For wildfire monitoring, a Jupyter Notebook–based tutorial is presented, analysing fire activity using LSA SAF FRP products from the MSG/SEVIRI and MTG/FCI sensors. The tutorial demonstrates data access, preprocessing and statistical analysis of high-confidence FRP observations, including full-disc overviews, temporal aggregation, spatial mapping and inter-sensor comparison. Selected case studies illustrate detailed fire analysis and differences between the sensors. The provided Jupyter Notebook materials are suitable for both basic and more advanced users. You can find the Jupyter Notebook files in the Jupyter Notebook instructions.
Julian Meyer-Arnek (AC-SAF/DLR) - Data access and analysis of Metop-A/B/C Level 3 trace gas products relevant for fires
Trace gas column information derived from Metop/GOME-2 instruments provides comprehensive insight into fire episodes by analysing the resulting trace gas plume downwind of the fires. This demonstration focuses on the fast and simplified discovery and access to AC SAF Level 3 trace gas information via state-of-the-art machine-to-machine interfaces (SpatioTemporal Asset Catalogue, STAC) and their time-series analysis using Jupyter Notebooks.
Session 6 - 3 June 2026
Francesca Di Giuseppi (ECMWF) - From Fire Danger to Fire Activity Forecast
Traditional fire danger indices estimate environmental conditions conducive to fire but do not directly predict when and where fires will occur. This presentation introduces a shift toward fire activity forecasting, using data-driven approaches that integrate weather, fuel conditions, and ignition sources. By leveraging machine learning and Earth observation data, these systems provide probabilistic forecasts of actual fire occurrence and spread. The approach improves early warning capabilities, reduces false alarms in fuel-limited regions, and offers actionable information for fire management, supporting more effective preparedness, response, and long-term risk mitigation strategies.
Recording Francesca Di Giuseppi
Pedro Venâncio (AGIF, Portuguese Agency for the Integrated Management of Rural Fires) - SIFOR - An application ecosystem that facilitates and encourages the use of remote sensing data in rural fire operations
SIFOR is an integrated application ecosystem designed to centralize and share technical information across Portugal’s Integrated Rural Fire Management System (SGIFR). Within this ecosystem, GeoSIFOR acts as a user-friendly Geographic Information Viewer (WebGIS) that allows users without specialized knowledge in GIS or remote sensing to easily leverage geographic and satellite data. Through its agile interface, non-expert users can access complex information, for instance from the Copernicus Data Space Ecosystem (CDSE), Eumetsat, LSA-SAF, NASA, as well as satellite-derived products processed by other public entities such as DGT and IPMA.
Maria Putsay (EUMeTrain) - How do Pyro-Cb clouds appear in satellite imagery?
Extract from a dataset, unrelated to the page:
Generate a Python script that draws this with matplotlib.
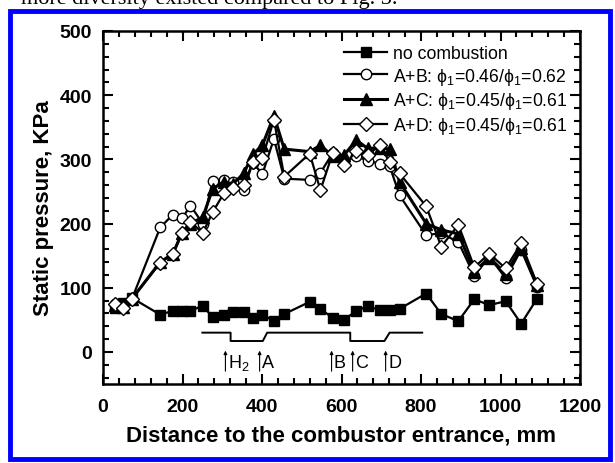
import matplotlib
matplotlib.use("Agg")
import matplotlib.pyplot as plt
from matplotlib.ticker import MultipleLocator
from matplotlib.patches import Rectangle

plt.rcParams['font.family'] = ['Liberation Sans', 'DejaVu Sans']
plt.rcParams['mathtext.fontset'] = 'custom'
plt.rcParams['mathtext.rm'] = 'Liberation Sans'
plt.rcParams['mathtext.it'] = 'Liberation Sans:italic'

# Measurement positions (mm) and static pressure (kPa)
x_cold = [30, 50, 73, 144, 176, 199, 220, 251, 276, 304, 327, 354, 377, 401, 430,
          456, 520, 547, 578, 607, 637, 666, 697, 721, 746, 813, 851, 894, 934,
          972, 1013, 1052, 1092]
p_cold = [68, 76, 84, 58, 64, 64, 64, 72, 54, 58, 62, 62, 53, 58, 48,
          59, 78, 67, 53, 50, 64, 71, 65, 66, 67, 91, 59, 48, 82,
          73, 79, 44, 83]

x_hot = [30, 50, 73, 144, 176, 199, 220, 251, 276, 304, 327, 354, 377, 401, 430,
         456, 520, 547, 578, 607, 637, 666, 697, 721, 746, 813, 851, 894, 934,
         972, 1013, 1052, 1092]
p_ab = [75, 70, 83, 194, 214, 208, 228, 200, 267, 268, 265, 253, 295, 277, 332,
        270, 268, 279, 310, 296, 305, 298, 293, 290, 244, 182, 185, 171, 119,
        148, 115, 159, 101]
p_ac = [73, 70, 83, 140, 153, 186, 200, 210, 254, 265, 262, 278, 308, 322, 368,
        316, 312, 322, 305, 307, 330, 317, 318, 316, 265, 200, 190, 184, 125,
        147, 122, 162, 104]
p_ad = [75, 68, 83, 139, 153, 186, 203, 185, 218, 247, 255, 260, 296, 302, 362,
        273, 309, 252, 310, 291, 313, 307, 322, 296, 278, 227, 164, 198, 132,
        153, 130, 169, 106]

labels = ['no combustion',
          r'A+B: $\mathrm{\phi_1}$=0.46/$\mathrm{\phi_1}$=0.62',
          r'A+C: $\mathrm{\phi_1}$=0.45/$\mathrm{\phi_1}$=0.61',
          r'A+D: $\mathrm{\phi_1}$=0.45/$\mathrm{\phi_1}$=0.61']

# Combustor wall outline and injector stations
wall_x = [250, 321, 321, 402, 413, 622, 622, 708, 721, 803]
wall_y = [30, 30, 17, 17, 30, 30, 17, 17, 30, 30]
inj_x = [308, 394, 575, 628, 711]
inj_labels = ['H$_2$', 'A', 'B', 'C', 'D']

fig = plt.figure(figsize=(6.15, 4.64), dpi=100)
ax = fig.add_axes([103 / 615, 1 - 385 / 464, 477 / 615, 353 / 464])

lw = 1.6
ms = 7
ax.plot(x_cold, p_cold, '-', color='k', lw=lw, marker='s', ms=ms,
        mfc='k', mec='k', label=labels[0])
ax.plot(x_hot, p_ab, '-', color='k', lw=lw, marker='o', ms=ms + 0.5,
        mfc='white', mec='k', mew=1.0, label=labels[1])
ax.plot(x_hot, p_ac, '-', color='k', lw=lw + 0.6, marker='^', ms=ms + 1,
        mfc='k', mec='k', label=labels[2])
ax.plot(x_hot, p_ad, '-', color='k', lw=lw, marker='D', ms=ms,
        mfc='white', mec='k', mew=1.0, label=labels[3])

ax.plot(wall_x, wall_y, '-', color='k', lw=1.4)
for xi, lab in zip(inj_x, inj_labels):
    ax.annotate('', xy=(xi, 2), xytext=(xi, -30),
                arrowprops=dict(arrowstyle='-|>', lw=0.8, color='k',
                                mutation_scale=5, shrinkA=0, shrinkB=0))
    ax.text(xi + 6, -16, lab, fontsize=13, ha='left', va='center')

ax.set_xlim(0, 1200)
ax.set_ylim(-50, 500)
ax.xaxis.set_major_locator(MultipleLocator(200))
ax.xaxis.set_minor_locator(MultipleLocator(40))
ax.yaxis.set_major_locator(MultipleLocator(100))
ax.yaxis.set_minor_locator(MultipleLocator(20))
ax.set_yticks([0, 100, 200, 300, 400, 500])
ax.tick_params(which='both', direction='in', top=True, right=True, width=1.5)
ax.tick_params(which='major', length=7, labelsize=14)
ax.tick_params(axis='x', which='major', pad=10)
ax.tick_params(axis='y', which='major', pad=8)
ax.tick_params(which='minor', length=4)
for t in ax.get_xticklabels() + ax.get_yticklabels():
    t.set_fontweight('bold')
for s in ax.spines.values():
    s.set_linewidth(1.8)

ax.set_xlabel('Distance to the combustor entrance, mm', fontsize=16,
              fontweight='bold', labelpad=7)
ax.set_ylabel('Static pressure, KPa', fontsize=16, fontweight='bold', labelpad=4)

ax.legend(loc='upper right', bbox_to_anchor=(1.0, 0.995), frameon=False,
          fontsize=12.7, handlelength=2.4, handletextpad=0.35, labelspacing=0.2,
          borderaxespad=0.3)

# Page border and running text above the figure
fig.patches.append(Rectangle((10 / 615, 4 / 464), 600 / 615, 448 / 464,
                             transform=fig.transFigure, fill=False,
                             edgecolor='#0000ff', lw=3.5))
fig.text(21 / 615, 1 - 4 / 464, 'more diversity existed compared to Fig. 3.',
         fontsize=16, family='Liberation Serif', ha='left', va='baseline')

fig.savefig('out.png', dpi=100)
Pyrocumulonimbus (pyro-Cb) clouds can form above wildfires. These are fire-aided or fire-caused convective clouds with considerable vertical development. Large amounts of smoke particles are injected into these clouds. The increased number of condensation nuclei causes extremely small ice crystals on the cloud tops. That is why the typical colors of these clouds vary in several RGBs. The cloud top color may help to identify pyro-Cb clouds, which can be dangerous by causing extreme low-level winds, and hence increasing fire spread.